We’ve been watching her move from a stance of watching other kids have fun on playground equipment she is scared of, to testing it out for herself. Courage. Growing up. Feeling proud of herself. These are good things we want for her.

When I look at my daughter I see the two day old baby with the soft and slightly pointed head we held at the hospital. I see the toddler wildly flapping her arms to practically “shout” at me in baby signs that she sees birds and thinks they are wonderful. I see her now as the four year old in her princess hat. But I also see her on her first day of school yet to come, and going off on her first date as a teenager, and as a strong young woman post college.

Selah’s new bed now that she’s a 4yr old! I couldn’t resist the castle loft bed with slide and hidey room underneath.

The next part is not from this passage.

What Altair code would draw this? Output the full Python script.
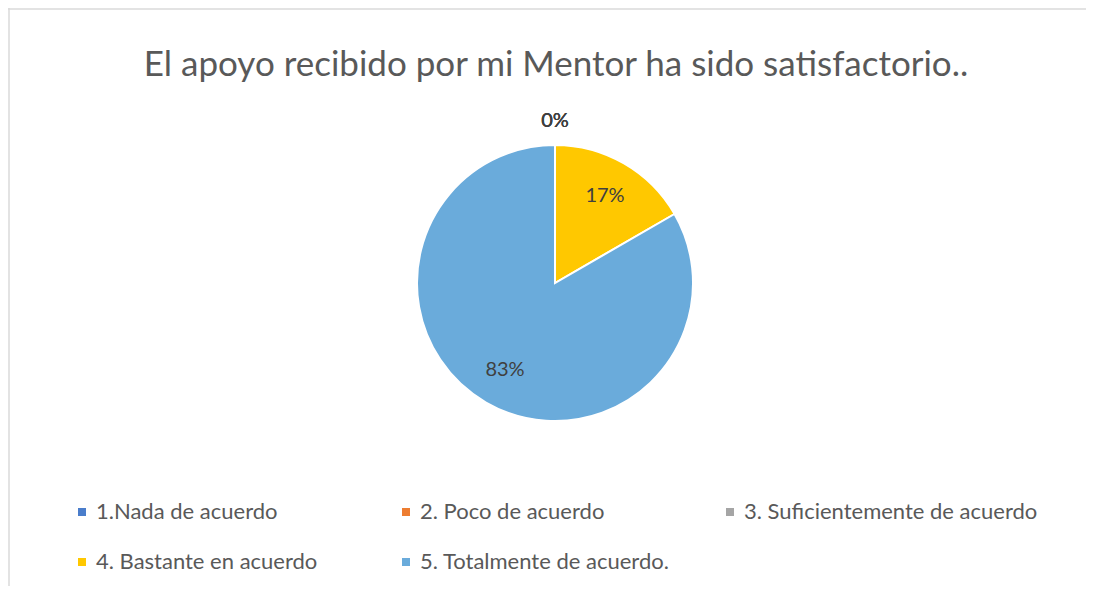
import altair as alt
import pandas as pd

categories = ["1.Nada de acuerdo", "2. Poco de acuerdo", "3. Suficientemente de acuerdo",
              "4. Bastante en acuerdo", "5. Totalmente de acuerdo."]
counts = [0, 0, 0, 1, 5]
orden = [1, 2, 3, 4, 5]
colors = ["#4A7DCB", "#ED7D31", "#A5A5A5", "#FFC800", "#6AABDB"]
title_text = "El apoyo recibido por mi Mentor ha sido satisfactorio.."

W, H = 1078, 578
CX, CY = 547, 275
R = 138

df = pd.DataFrame({"categoria": categories, "valor": counts, "orden": orden})
frame_df = pd.DataFrame({"k": [0]})

base = alt.Chart(df).transform_joinaggregate(total="sum(valor)").transform_calculate(
    pct="datum.valor / datum.total"
)

color = alt.Color(
    "categoria:N",
    scale=alt.Scale(domain=categories, range=colors),
    legend=alt.Legend(
        orient="none", legendX=63, legendY=493, direction="horizontal", columns=3,
        gridAlign="all", symbolType="square", symbolSize=64, symbolStrokeWidth=0,
        labelFont="Lato", labelFontSize=22, labelColor="#595959", labelOffset=3,
        columnPadding=5, rowPadding=28, title=None, labelLimit=400,
    ),
)

pie = base.mark_arc(outerRadius=R, stroke="white", strokeWidth=2).encode(
    theta=alt.Theta("valor:Q", stack=True),
    order=alt.Order("orden:Q"),
    color=color,
    x=alt.value(CX), y=alt.value(CY),
)

inner = base.transform_filter("datum.valor > 0").mark_text(
    font="Lato", fontSize=20, color="#404040", align="center", baseline="middle"
).encode(
    theta=alt.Theta("valor:Q", stack=True),
    order=alt.Order("orden:Q"),
    detail="categoria:N",
    radius=alt.value(100),
    text=alt.Text("pct:Q", format=".0%"),
    x=alt.value(CX), y=alt.value(CY),
)

zeros = base.transform_filter("datum.valor == 0").mark_text(
    font="Lato", fontSize=20, color="#404040", align="center", baseline="middle"
).encode(
    theta=alt.Theta("valor:Q", stack=True),
    order=alt.Order("orden:Q"),
    detail="categoria:N",
    radius=alt.value(162),
    text=alt.Text("pct:Q", format=".0%"),
    x=alt.value(CX), y=alt.value(CY),
)

top_line = alt.Chart(frame_df).mark_rule(color="#DADADA", strokeWidth=1.5).encode(
    y=alt.value(1)
)
left_line = alt.Chart(frame_df).mark_rule(color="#DADADA", strokeWidth=1.5).encode(
    x=alt.value(1)
)

chart = alt.layer(top_line, left_line, pie, inner, zeros).properties(
    width=W, height=H,
    title=alt.Title(title_text, font="Lato", fontSize=35, fontWeight="normal",
                    color="#595959", anchor="middle", dy=80, dx=9),
    autosize=alt.AutoSizeParams(type="none"),
    padding=0,
).configure_view(
    strokeWidth=0, stroke="transparent"
)

chart.save("out.html", embed_options={"renderer": "svg", "actions": False})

With Josiah it is the same. I see him in my arms as a newborn. I see him now. I see him in daydreams of when he has grown into a young man. The crystal ball of my heart sees all these points in time for my children. And I’m excited. My pulse quickens and a quick “thank you” prayer is muttered inside for the 1,000th time that day.

Taking a picnic lunch to the park. Eating in the sunshine. Coming back home a little sandy, full-tummied, and tired for afternoon naps. This is my new favorite way to spend 11am-1pm.

When it comes down to it, there is no choice for parents. As parents we want to give life to our children. And there just isn’t fresh life in stuck, stagnant ponds of pulling back, of trying to make your past also be your future. Hear me mamas. This doesn’t mean we can’t grieve for moments being left. It doesn’t mean that if we do cry while folding tiny clothes into a storage bin or if we do need to say yes when the kid’s stylist asks us if we’d like to keep a locket of baby curl for our scrapbooks that we are weak or unwilling to embrace life.

It is good and, dare I say, a spiritual act to recognize the wonder in a moment and to be hit fully with both it’s goodness and how painful it will be to move past. That’s why I try to take more pictures. That’s why I do these blog posts. To remember. To file away these moments. Because remembering is an act of honor that gives me the courage to turn my face forward and believe that our next stage together will be good and challenging and wonderful all in it’s own way.

I know the answer is yes, so I won’t even ask if any of you parents of littles out there got blindsided by the letting-go blitz. I just hope you’re finding your own ways to remember and to gain the courage to fall forward. Letting go. Leaning in. And having a million silent “thank-you” prayers in between.

5 thoughts on “Letting Go and Falling Forward

    • Thanks Hill! I was actually thinking that it’s a little risky for me to put thoughts like this out there since I’m discovering what I actually think as I’m writing them, and hitting that “post” button before I sit on my thought nest longer. Thanks for validating the process.

      • I loved this too! So nice to read this as Emmitt just turned 1 and I had so many similar thoughts. Of course I want him to continue to grow and learn new things, but a part of me aches at the same time. You put it all perfectly. I so enjoy reading your blog. You are a wonderful writer and clearly a wonderful mama, wife and friend 🙂

      • Thanks for the vote of confidence, Grace! And happy birthday Emmitt! Did you ever imagine we’d have such incredible kiddos? Also, will you please put a photo/video tour of your home on your blog? You have such a fun style, I’m sure it’s incredible and I want to snoop!

  1. I haven’t even really met this baby boy yet, and I already feel that way. I know when the time comes I’ll be glad to have him in my arms instead of in my belly, but I am already sad that there will come a day when I can’t feel his kicks and flips inside. Thanks for sharing your thoughts!